Hi, I'm obviously missing something here as I am only getting further awway from the answer.
show that d/dx (cos x + sin x/ cos x - sin x) = sec^2(pi/4 +x)
Thanks in advance
let's do something with the secant mess first ...
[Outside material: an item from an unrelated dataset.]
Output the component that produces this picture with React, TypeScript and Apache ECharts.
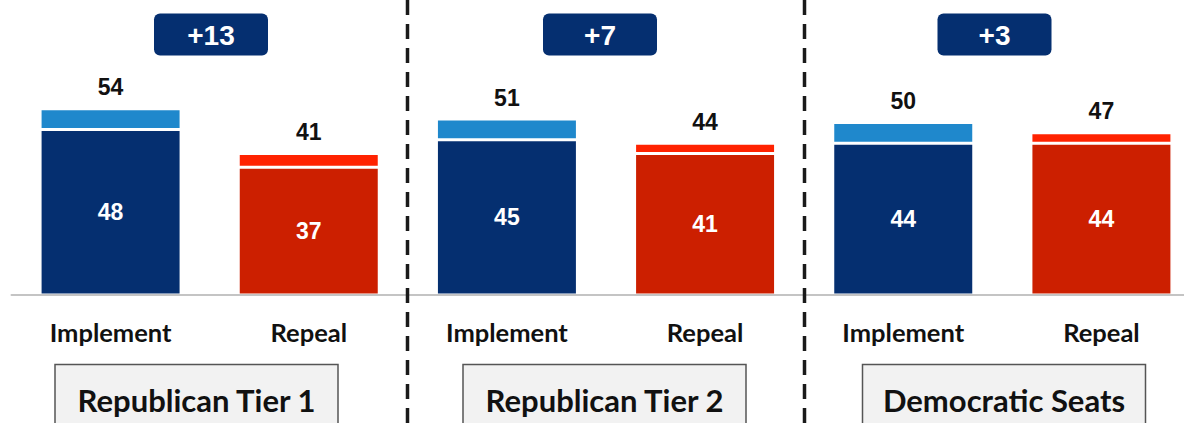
import React, { useEffect, useRef } from "react";
import * as echarts from "echarts";

const categories = ["Implement", "Repeal", "Implement", "Repeal", "Implement", "Repeal"];
const totals = [54, 41, 51, 44, 50, 47];
const strong = [48, 37, 45, 41, 44, 44];
const groupNames = ["Republican Tier 1", "Republican Tier 2", "Democratic Seats"];
const margins = ["+13", "+7", "+3"];

const NAVY = "#052f70";
const LIGHT_BLUE = "#1f88cc";
const RED = "#cc1f00";
const BRIGHT_RED = "#ff2200";

const badgeCenters = [211, 600, 994.5];
const boxCenters = [196.5, 604.5, 1004];
const dividerX = [407.5, 804.5];

export default function App() {
  const ref = useRef<HTMLDivElement>(null);

  useEffect(() => {
    if (!ref.current) return;
    const chart = echarts.init(ref.current, null, { renderer: "svg" });

    const strongData = strong.map((v, i) => ({
      value: v,
      itemStyle: { color: i % 2 === 0 ? NAVY : RED },
    }));
    const leanData = totals.map((t, i) => ({
      value: t - strong[i],
      itemStyle: { color: i % 2 === 0 ? LIGHT_BLUE : BRIGHT_RED },
    }));

    const graphics: any[] = [];
    dividerX.forEach((x) => {
      graphics.push({
        type: "line",
        shape: { x1: x, y1: 0, x2: x, y2: 423 },
        style: { stroke: "#1a1a1a", lineWidth: 3.5, lineDash: [15, 9] },
        z: 10,
      });
    });
    margins.forEach((m, i) => {
      graphics.push({
        type: "rect",
        shape: { x: badgeCenters[i] - 57, y: 13.5, width: 114, height: 42, r: 6 },
        style: { fill: NAVY },
        z: 10,
      });
      graphics.push({
        type: "text",
        x: badgeCenters[i],
        y: 35,
        style: {
          text: m,
          fill: "#ffffff",
          font: "bold 28px 'Liberation Sans', Arial, sans-serif",
          align: "center",
          verticalAlign: "middle",
        },
        z: 11,
      });
    });
    groupNames.forEach((g, i) => {
      graphics.push({
        type: "rect",
        shape: { x: boxCenters[i] - 141.5, y: 364.5, width: 283, height: 80 },
        style: { fill: "#f2f2f2", stroke: "#555555", lineWidth: 1.5 },
        z: 10,
      });
      graphics.push({
        type: "text",
        x: boxCenters[i],
        y: 400,
        style: {
          text: g,
          fill: "#111111",
          font: "bold 31px Lato, 'Open Sans', sans-serif",
          align: "center",
          verticalAlign: "middle",
        },
        z: 11,
      });
    });

    chart.setOption({
      animation: false,
      grid: {
        left: 11.5,
        top: 19,
        width: 1189,
        height: 276,
        outerBoundsMode: "none",
        containLabel: false,
      },
      xAxis: {
        type: "category",
        data: categories,
        z: 5,
        axisLine: { show: true, lineStyle: { color: "#c4c4c4", width: 2 } },
        axisTick: { show: false },
        axisLabel: {
          margin: 24,
          color: "#111111",
          fontFamily: "Lato, 'Open Sans', sans-serif",
          fontWeight: "bold",
          fontSize: 25.5,
        },
      },
      yAxis: {
        type: "value",
        min: 0,
        max: 80,
        show: false,
        splitLine: { show: false },
      },
      series: [
        {
          type: "bar",
          stack: "total",
          barWidth: 141,
          data: strongData,
          itemStyle: { borderColor: "#ffffff", borderWidth: 1.5 },
          label: {
            show: true,
            position: "inside",
            color: "#ffffff",
            fontFamily: "'Liberation Sans', Arial, sans-serif",
            fontWeight: "bold",
            fontSize: 23,
          },
        },
        {
          type: "bar",
          stack: "total",
          barWidth: 141,
          data: leanData,
          itemStyle: { borderColor: "#ffffff", borderWidth: 1.5 },
          label: {
            show: true,
            position: "top",
            distance: 10,
            color: "#111111",
            fontFamily: "'Liberation Sans', Arial, sans-serif",
            fontWeight: "bold",
            fontSize: 23,
            formatter: (p: any) => String(totals[p.dataIndex]),
          },
        },
      ],
      graphic: graphics,
    });

    return () => chart.dispose();
  }, []);

  return (
    <div
      ref={ref}
      style={{ position: "fixed", left: 0, top: 0, width: 1184, height: 423, background: "#ffffff" }}
    />
  );
}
$\displaystyle \sec^2\left(\frac{\pi}{4}+x\right) =$
$\displaystyle 1 + \tan^2\left(\frac{\pi}{4}+x\right) =$
$\displaystyle 1 + \left[ \frac{\tan\left(\frac{\pi}{4}\right) + \tan{x}}{1 - \tan\left(\frac{\pi}{4}\right)\tan{x}}\right]^2 =$
$\displaystyle 1 + \left[\frac{1 + \tan{x}}{1 - \tan{x}}\right]^2 =$
$\displaystyle 1 + \left[\frac{\cos{x}+\sin{x}}{\cos{x}-\sin{x}}\right]^2 =$
$\displaystyle \left[\frac{\cos{x}-\sin{x}}{\cos{x}-\sin{x}}\right]^2+ \left[\frac{\cos{x}+\sin{x}}{\cos{x}-\sin{x}}\right]^2 =$
$\displaystyle \frac{(\cos{x}-\sin{x})^2 + (\cos{x}+\sin{x})^2}{(\cos{x}-\sin{x})^2}$
now take the derivative of the left side and see if it matches up.